We get the expected results:
------------------
| author | paper |
==================
| :d | :p4 |
------------------
If you still wanted to pick and exclude based on regular expressions in the author list string, you can do that with
prefix : <http://stackoverflow.com/q/21391444/1281433/>
select ?author ?paper where {
# find authors of papers with no coauthors
?paper :author ?author ; :listAuthor ?list .
filter(!regex(?list," and "))
# and remove those that coauthored some paper
filter not exists {
?paper2 :author ?author ; :listAuthor ?list2 .

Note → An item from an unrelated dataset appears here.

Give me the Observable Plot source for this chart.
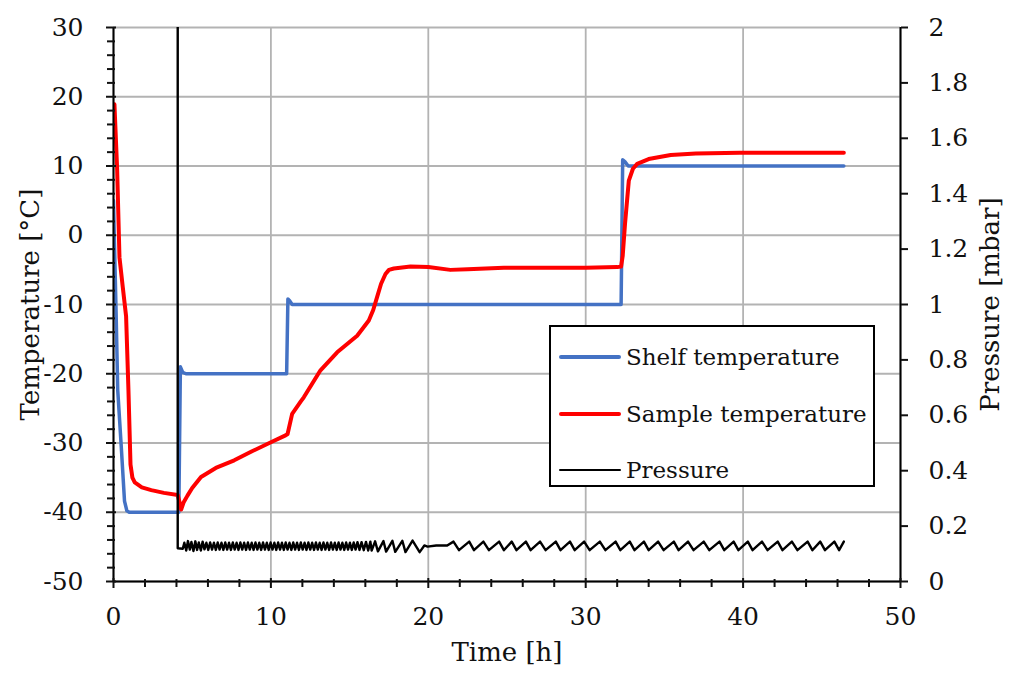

filter(regex(?list2," and "))
}
}
Debugging the original query
The original query can be abbreviated as the following, which is exactly the same, except for some syntactic sugar.
SELECT DISTINCT ?x ?y WHERE {
?x swrc:listAuthor ?y ; swrc:author ?w.
FILTER (!regex(?y, " and ")).
?a swrc:listAuthor ?b ; swrc:author ?c.
FILTER regex(?b, " and ").
FILTER(?c != ?w).
}
Aside from the filter
at the end, the pattern on ?x
, ?y
and ?w
is completely separate from the pattern on ?a
, ?b
, and ?c
. From the first pattern, you'll get one binding for each author of each paper with just one author (which means one binding for each paper with just one author). From the second pattern, you'll get one binding for each author of each paper with multiple authors. Then you're essentially taking the cartesian product of these two sets of (author,paper) pairs, to get a bindings of the form (paper1,author1,paper2,author2), and then the final filter
says "remove any bindings where author1 is the same as author2.
Consider what this means for the data I gave above, but let's look just at papers :p1
and :p2
. Since :a
authored :p1
alone, we'll have :a
as ?w
and :p1
as ?x
:
?x ?w
-------
:p1 :a
However, since :a
also authored paper :p2
with :b
, we'll have some rows for ?a
and ?c
:
?a ?c
-------
:p2 :a
:p2 :b
Now the cartesian product is:
?x ?w ?a ?c
--------------
:p1 :a :p2 :a
:p1 :a :p2 :b
The filter removes the first of these rows, leaving us with
?x ?w ?a ?c
--------------
:p1 :a :p2 :b
and this has :a
as ?w
, even though :a
coäuthored papers with someone. In general:
- Each
?x
is a paper with a single author (?w
).
- Each
?w
is an author who has written a paper alone (?x
).
- Each
?a
is paper with multiple authors, one of which is ?c
, and one of which (?w
) wrote a paper (?x
) alone.
- Each
?c
is an author who has coauthored a paper (?a
) with someone (?w
) who has written a paper alone (?x
).